Diamond War Memorial Project

Private Joseph McCafferty

6th Battalion Royal Irish Regiment (Irish Brigade). Regimental Number 2494
Born: ---- Died: 1916-05-02 Aged: 20 Enlisted: Derry.

Interred in Dud Corner Cemetery, Loos, Pas de Calais, France. Name commemorated on the Diamond War Memorial.

Son of Mr Robert (born 1866/67, died June 14, 1924, and was buried in Derry City Cemetery) and Mrs Mary Ann McCafferty (born 1868/69), Harvey Street / 28, Waterloo Street, Derry. Brother of Kathleen (born 1899/1900), who married Edward Columbia (Collie), third son of Mr and Mrs William Brady, clothier, 5a, Waterloo Street, Derry, on September 25, 1923, at St Eugene's Cathedral. Also brother of John James (born 1887/88); Robert (born 1889/90); Mary (born 1891/92); Ellen (born 1893/94); and Margaret (born 1899/1900).

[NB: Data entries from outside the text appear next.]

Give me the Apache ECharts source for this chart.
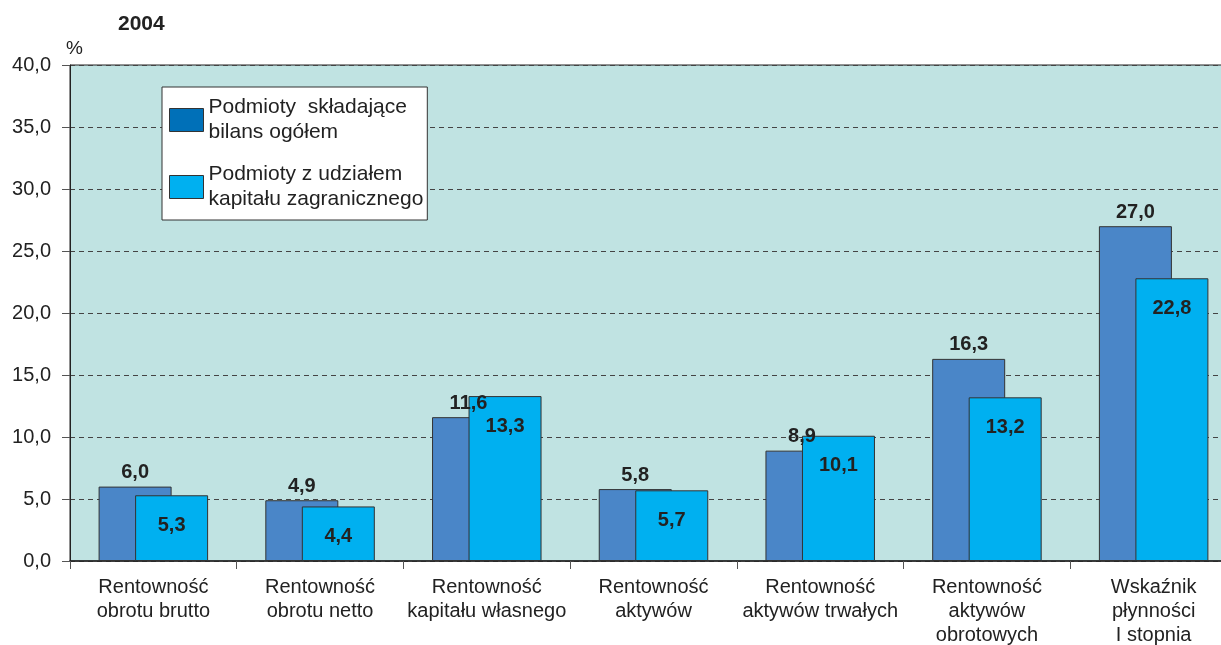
<!DOCTYPE html>
<html>
<head>
    <meta charset="utf-8">
    <title>2004</title>
    <script type="text/javascript" src="https://cdn.jsdelivr.net/npm/echarts@6/dist/echarts.min.js"></script>
    <style>
        html, body { margin: 0; padding: 0; background: #fff; }
    </style>
</head>
<body>

<div id="main" style="width: 1221px;height:645px;"></div>
<script type="text/javascript">
    // kategorie (wskaźniki)
    var categories = [
        'Rentowność\nobrotu brutto',
        'Rentowność\nobrotu netto',
        'Rentowność\nkapitału własnego',
        'Rentowność\naktywów',
        'Rentowność\naktywów trwałych',
        'Rentowność\naktywów\nobrotowych',
        'Wskaźnik\npłynności\nI stopnia'
    ];
    var seriesNames = [
        'Podmioty  składające\nbilans ogółem',
        'Podmioty z udziałem\nkapitału zagranicznego'
    ];
    // podmioty składające bilans ogółem
    var ogolem = [6.0, 4.9, 11.6, 5.8, 8.9, 16.3, 27.0];
    // podmioty z udziałem kapitału zagranicznego
    var zagraniczne = [5.3, 4.4, 13.3, 5.7, 10.1, 13.2, 22.8];

    var fmt = function (v) {
        return Number(v).toFixed(1).replace('.', ',');
    };

    var myChart = echarts.init(document.getElementById('main'));

    var option = {
        animation: false,
        textStyle: { fontFamily: 'Liberation Sans, Arial, sans-serif' },
        title: {
            text: '2004',
            left: 113,
            top: 9,
            textStyle: { fontSize: 21, fontWeight: 'bold', color: '#222' }
        },
        graphic: [{
            type: 'text',
            left: 66,
            top: 39,
            style: { text: '%', fill: '#222', font: '19px Liberation Sans' }
        }],
        legend: {
            orient: 'vertical',
            left: 162,
            top: 87,
            padding: [8, 4, 8, 7],
            itemGap: 17,
            itemWidth: 34,
            itemHeight: 23,
            icon: 'rect',
            backgroundColor: '#fff',
            borderColor: '#333',
            borderWidth: 1,
            borderRadius: 0,
            textStyle: { fontSize: 21, lineHeight: 25, color: '#222' },
            data: [
                { name: seriesNames[0], itemStyle: { color: '#0070b8', borderColor: '#333', borderWidth: 1 } },
                { name: seriesNames[1], itemStyle: { color: '#00b0f0', borderColor: '#333', borderWidth: 1 } }
            ]
        },
        grid: {
            left: 70,
            top: 65,
            width: 1167,
            height: 496,
            outerBoundsMode: 'none',
            show: true,
            backgroundColor: '#c0e3e2',
            borderColor: '#222',
            borderWidth: 1
        },
        xAxis: {
            type: 'category',
            data: categories,
            axisLine: { lineStyle: { color: '#222', width: 1.5 } },
            axisTick: { show: true, length: 8, lineStyle: { color: '#555' } },
            axisLabel: { fontSize: 20, lineHeight: 24, color: '#222', margin: 14, interval: 0 }
        },
        yAxis: {
            type: 'value',
            min: 0,
            max: 40,
            interval: 5,
            axisLine: { show: true, lineStyle: { color: '#222' } },
            axisTick: { show: true, length: 8, lineStyle: { color: '#555' } },
            axisLabel: { fontSize: 20, color: '#222', margin: 19, formatter: fmt },
            splitLine: { lineStyle: { type: [5, 4], color: '#444', width: 1 } }
        },
        series: [
            {
                name: seriesNames[0],
                type: 'bar',
                data: ogolem,
                barWidth: 73,
                barGap: '-50%',
                itemStyle: { color: '#4a86c8', borderColor: '#333', borderWidth: 1 },
                label: {
                    show: true,
                    position: 'top',
                    distance: 4,
                    fontSize: 20,
                    fontWeight: 'bold',
                    color: '#222',
                    formatter: function (p) { return fmt(p.value); }
                }
            },
            {
                name: seriesNames[1],
                type: 'bar',
                data: zagraniczne,
                barWidth: 73,
                itemStyle: { color: '#00b0f0', borderColor: '#333', borderWidth: 1 },
                label: {
                    show: true,
                    position: 'insideTop',
                    distance: 20,
                    fontSize: 20,
                    fontWeight: 'bold',
                    color: '#222',
                    formatter: function (p) { return fmt(p.value); }
                }
            }
        ]
    };

    myChart.setOption(option);
</script>

</body>
</html>
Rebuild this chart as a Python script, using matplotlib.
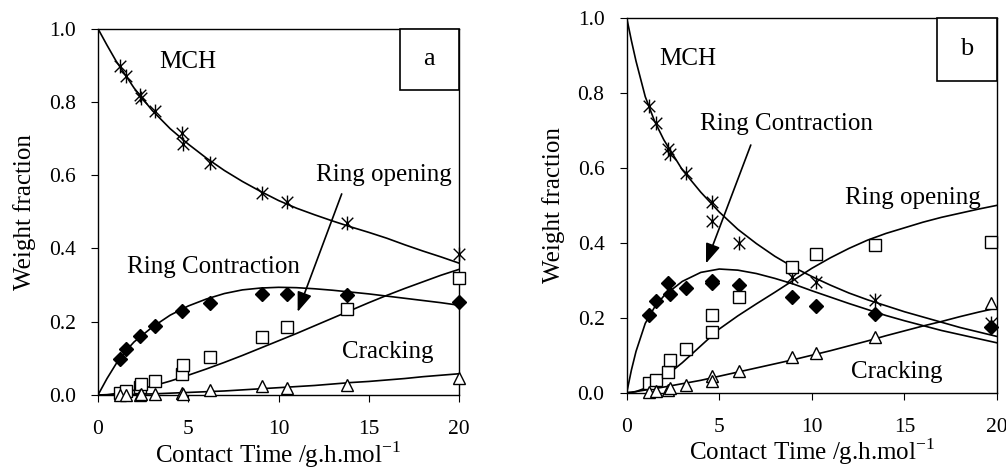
import numpy as np
import matplotlib
matplotlib.use("Agg")
import matplotlib.pyplot as plt
from matplotlib.path import Path
from matplotlib.patches import Rectangle

plt.rcParams['font.family'] = ['Liberation Serif', 'DejaVu Serif']

# ---------------- panel a : measured points ----------------
a_x_mch = [1.2, 1.55, 2.3, 2.4, 3.15, 4.65, 4.7, 6.2, 9.1, 10.45, 13.8, 20.0]
a_mch = [0.898, 0.871, 0.819, 0.81, 0.775, 0.716, 0.685, 0.633, 0.551, 0.528, 0.469, 0.385]
a_x_rc = [1.2, 1.55, 2.3, 3.15, 4.65, 6.2, 9.1, 10.45, 13.8, 20.0]
a_rc = [0.097, 0.126, 0.161, 0.188, 0.229, 0.252, 0.275, 0.275, 0.272, 0.255]
a_x_ro = [1.2, 1.55, 2.3, 2.4, 3.15, 4.65, 4.7, 6.2, 9.1, 10.45, 13.8, 20.0]
a_ro = [0.006, 0.011, 0.023, 0.03, 0.038, 0.057, 0.082, 0.105, 0.159, 0.185, 0.234, 0.32]
a_x_cr = [1.2, 1.55, 2.3, 2.4, 3.15, 4.65, 4.7, 6.2, 9.1, 10.45, 13.8, 20.0]
a_cr = [0.0, 0.0, 0.0, 0.002, 0.003, 0.005, 0.003, 0.014, 0.025, 0.018, 0.027, 0.047]

# panel a : model curves
a_cx = [0, 0.5, 1, 1.5, 2, 3, 4, 5, 6, 7, 8, 9, 10, 11, 12, 13, 14, 15, 16, 17, 18, 19, 20]
a_cmch = [1.0, 0.955, 0.912, 0.875, 0.838, 0.777, 0.727, 0.685, 0.647, 0.613, 0.583, 0.556, 0.531, 0.51, 0.492, 0.475, 0.459, 0.444, 0.428, 0.41, 0.393, 0.377, 0.36]
a_crc = [0.0, 0.045, 0.085, 0.118, 0.145, 0.185, 0.218, 0.243, 0.262, 0.277, 0.287, 0.292, 0.294, 0.293, 0.29, 0.286, 0.281, 0.276, 0.27, 0.264, 0.258, 0.252, 0.245]
a_cro = [0.0, 0.001, 0.004, 0.008, 0.013, 0.024, 0.038, 0.054, 0.071, 0.089, 0.108, 0.128, 0.148, 0.168, 0.189, 0.21, 0.231, 0.252, 0.272, 0.291, 0.309, 0.327, 0.343]
a_ccr = [0.0, 0.0, 0.001, 0.001, 0.002, 0.003, 0.005, 0.007, 0.009, 0.011, 0.014, 0.017, 0.02, 0.023, 0.026, 0.03, 0.034, 0.037, 0.041, 0.045, 0.05, 0.054, 0.058]

# ---------------- panel b : measured points ----------------
b_x = [1.2, 1.58, 2.25, 2.34, 3.2, 4.59, 4.6, 6.08, 8.95, 10.23, 13.41, 19.7]
b_mch = [0.765, 0.719, 0.65, 0.637, 0.585, 0.51, 0.459, 0.40, 0.31, 0.295, 0.247, 0.185]
b_rc = [0.207, 0.246, 0.292, 0.263, 0.279, 0.299, 0.294, 0.287, 0.256, 0.231, 0.21, 0.176]
b_ro = [0.027, 0.034, 0.056, 0.087, 0.116, 0.207, 0.163, 0.256, 0.335, 0.369, 0.394, 0.403]
b_cr = [0.003, 0.005, 0.007, 0.012, 0.02, 0.045, 0.03, 0.059, 0.096, 0.105, 0.148, 0.24]

# panel b : model curves
b_cx = [0, 0.25, 0.5, 1, 1.5, 2, 3, 4, 5, 6, 7, 8, 9, 10, 11, 12, 13, 14, 15, 16, 17, 18, 19, 20]
b_cmch = [1.0, 0.94, 0.885, 0.79, 0.725, 0.675, 0.595, 0.535, 0.482, 0.436, 0.398, 0.364, 0.335, 0.31, 0.287, 0.266, 0.248, 0.232, 0.216, 0.202, 0.188, 0.174, 0.162, 0.15]
b_crc = [0.0, 0.06, 0.11, 0.185, 0.228, 0.258, 0.297, 0.321, 0.33, 0.327, 0.318, 0.305, 0.29, 0.272, 0.255, 0.238, 0.222, 0.206, 0.192, 0.179, 0.166, 0.155, 0.144, 0.133]
b_cro = [0.0, 0.001, 0.003, 0.012, 0.025, 0.04, 0.08, 0.125, 0.17, 0.205, 0.237, 0.268, 0.3, 0.332, 0.36, 0.385, 0.407, 0.425, 0.44, 0.455, 0.468, 0.479, 0.49, 0.5]
b_ccr = [0.0, 0.001, 0.003, 0.007, 0.011, 0.015, 0.024, 0.033, 0.044, 0.055, 0.066, 0.077, 0.088, 0.1, 0.112, 0.125, 0.138, 0.152, 0.165, 0.178, 0.19, 0.203, 0.215, 0.226]

xticks = [0, 5, 10, 15, 20]
yticks = [0.0, 0.2, 0.4, 0.6, 0.8, 1.0]

# star marker (X with a vertical bar, Excel style)
star = Path([(-1, -1), (1, 1), (-1, 1), (1, -1), (0, -1.2), (0, 1.2)],
            [Path.MOVETO, Path.LINETO, Path.MOVETO, Path.LINETO, Path.MOVETO, Path.LINETO])

fig = plt.figure(figsize=(10.06, 4.73), dpi=100)
axa = fig.add_axes([0.0974, 0.1649, 0.3589, 0.7744])
axb = fig.add_axes([0.6230, 0.1698, 0.3681, 0.7922])

arrow_style = dict(arrowstyle='-|>,head_length=1.2,head_width=0.45', color='black', lw=1.2,
                   shrinkA=0, shrinkB=0)


def style(ax, letter):
    ax.set_xlim(0, 20)
    ax.set_ylim(0, 1)
    ax.set_xticks(xticks)
    ax.set_yticks(yticks)
    ax.set_yticklabels(['%.1f' % v for v in yticks])
    ax.tick_params(direction='out', length=5, width=0.8, labelsize=15.5)
    ax.tick_params(axis='x', pad=13)
    ax.tick_params(axis='y', pad=11)
    for s in ax.spines.values():
        s.set_linewidth(1.0)
    ax.set_xlabel('Contact Time /g.h.mol$^{\\mathregular{-1}}$', fontsize=18, labelpad=0)
    ax.set_ylabel('Weight fraction', fontsize=18, labelpad=9)
    # letter box in the upper right corner
    ax.add_patch(Rectangle((0.837, 0.833), 0.163, 0.167, transform=ax.transAxes,
                           fc='white', ec='black', lw=1.2, zorder=4, clip_on=False))
    ax.text(0.918, 0.917, letter, transform=ax.transAxes, ha='center', va='center',
            fontsize=19, zorder=5)


def draw(ax, cx, c1, c2, c3, c4):
    for c in (c1, c2, c3, c4):
        ax.plot(cx, c, color='black', lw=1.2, zorder=2)


def pts(ax, x, y, marker, ms, filled):
    ax.plot(x, y, ls='none', marker=marker, ms=ms, mec='black', mew=1.0,
            mfc='black' if filled else 'white', clip_on=False, zorder=3)


# panel a
draw(axa, a_cx, a_cmch, a_crc, a_cro, a_ccr)
pts(axa, a_x_mch, a_mch, star, 10, False)
pts(axa, a_x_rc, a_rc, 'D', 7, True)
pts(axa, a_x_ro, a_ro, 's', 8.5, False)
pts(axa, a_x_cr, a_cr, '^', 8.5, False)
axa.text(3.4, 0.91, 'MCH', fontsize=18, va='center')
axa.text(12.1, 0.60, 'Ring opening', fontsize=18, va='center')
axa.text(1.6, 0.35, 'Ring Contraction', fontsize=18, va='center')
axa.text(13.5, 0.117, 'Cracking', fontsize=18, va='center')
axa.annotate('', xy=(11.06, 0.227), xytext=(13.5, 0.549), arrowprops=arrow_style)
style(axa, 'a')

# panel b
draw(axb, b_cx, b_cmch, b_crc, b_cro, b_ccr)
pts(axb, b_x, b_mch, star, 10, False)
pts(axb, b_x, b_rc, 'D', 7, True)
pts(axb, b_x, b_ro, 's', 8.5, False)
pts(axb, b_x, b_cr, '^', 8.5, False)
axb.text(1.76, 0.89, 'MCH', fontsize=18, va='center')
axb.text(3.93, 0.717, 'Ring Contraction', fontsize=18, va='center')
axb.text(11.8, 0.519, 'Ring opening', fontsize=18, va='center')
axb.text(12.1, 0.056, 'Cracking', fontsize=18, va='center')
axb.annotate('', xy=(4.28, 0.345), xytext=(6.7, 0.661), arrowprops=arrow_style)
style(axb, 'b')

fig.savefig('out.png', dpi=100)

Private Joseph McCafferty, whose father was a tailor by trade and a member of the Irish National Foresters (Aileach Branch), was well known in local football circles. At the time of his death he had a brother serving with the colours. Shortly after his death, a friend, Private D. Watson, of Waterloo Street, wrote to Joseph McCafferty's parents saying:- 'I am very sorry to say Joe has died of wounds. He and I and two others were on duty together in a sap when a rifle grenade came into the trench on top of us. Joe and the other two chaps were hit, and I escaped with a few scratches. I lifted Joe and took him down to the firing line, and went for stretcher-bearers to get him bandaged up. He was quite sensible, and was speaking all the time. His last words were ?God bless you all, boys.? One thing I can say, he was as brave as a lion. He stood his wounds very well, and hardly complained at all. The other two chaps also died; one of them belongs to Rosemount, and the other to the South of Ireland. I was the only one of the four to escape. It will be a severe blow to you, but Joe died a happy death. He was at Holy Communion along with me on Easter Sunday morning. Since we came out here Joe and I have attended our duties regularly. All the boys here are very sorry about him, as he was always merry and bright. We would all like to see our parents and the Green Isle before dying, but poor Joe didn't get that chance. He was buried here in a village, and a cross put over his grave.'

On the second anniversary of the death of Joseph McCafferty, members of his family had the following lines placed in a Derry newspaper:

'Though far away your grave to see,

Yet not too far to think of thee.

Sacred heart of Jesus, have mercy on him.

Immaculate Heart of Mary, intercede for him.